Forty-two drillers and roughnecks from Texas and Oklahoma, mainly in their teens and early 20s, embarked for England in March 1943 aboard the HMS Queen Elizabeth.
Four National 50 drilling rigs were loaded onto other ships, but only three reached their destination; the fourth was sunk by a Nazi U-boat.
Apparently, the Brits couldn’t believe their eyes when they saw the Yanks punch a hole in a week, a job they assumed might take as long as two months. The guys worked 12-hour shifts, seven days a week, and within a year the Texans and Okies had drilled 106 oil wells.
Of the 42 youngsters who left the states, 41 returned. Herman Douthit, a Texas derrick-hand, was killed during the operation. He was laid to rest with full military honors and remains the only civilian to be buried at the American Military Cemetery in Cambridge.

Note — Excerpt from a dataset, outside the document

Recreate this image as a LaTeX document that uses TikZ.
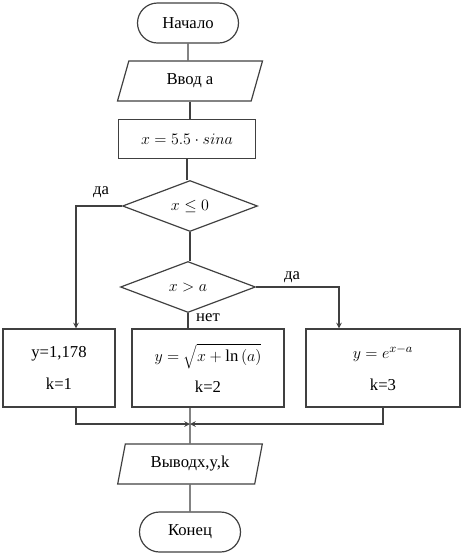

“The Oil Patch Warrior,” a seven-foot bronze statue of a roughneck holding a four-foot pipe wrench, stands near Nottingham to honor the American oil men who came to England’s assistance at her time of greatest need. A replica stands in Ardmore, Oklahoma.
I recently mentioned that the marriage of Ernie Borgnine and Ethel Merman didn’t even last through their honeymoon, apparently because the belle of Broadway couldn’t bear the idea that so many more people recognized her husband as the star of TV’s “McHale’s Navy” and asked for his autograph.
That reminded me that competition of that sort often exists in show business. In all three versions of “A Star is Born,” when the male star’s career fades while his wife’s soars, Fredric March, James Mason and Kris Kristofferson don’t even consider divorce. The reality is so awful, they just kill themselves.
While that was fiction, it is widely believed that even though William Hurt had won an Oscar in 1985 for “Kiss of the Spider Woman,” he broke up with his girlfriend/costar Marlee Matlin in 1986, when she won the Oscar for “Children of a Lesser God,” while he had to settle for just a nomination. None of that phony “Winning isn’t that important. Just being nominated is enough of an honor” for him.
I have always wondered if at least part of the explanation for the topsy-turvy Liz Taylor-Richard Burton relationship was because she had been nominated for five Academy Awards and won twice, whereas he had been nominated seven times without ever winning.
If William Hurt and Richard Burton could have their noses bent out of shape over Oscars and Ethel Merman could care that much about signing autograph books, can you imagine what two-term president Bill Clinton has had to put up with, thanks to Hillary’s being a two-time loser?
I suspect the term “living hell” comes to his mind as readily as it comes to mine when I ponder what life would be like if she had defeated Trump.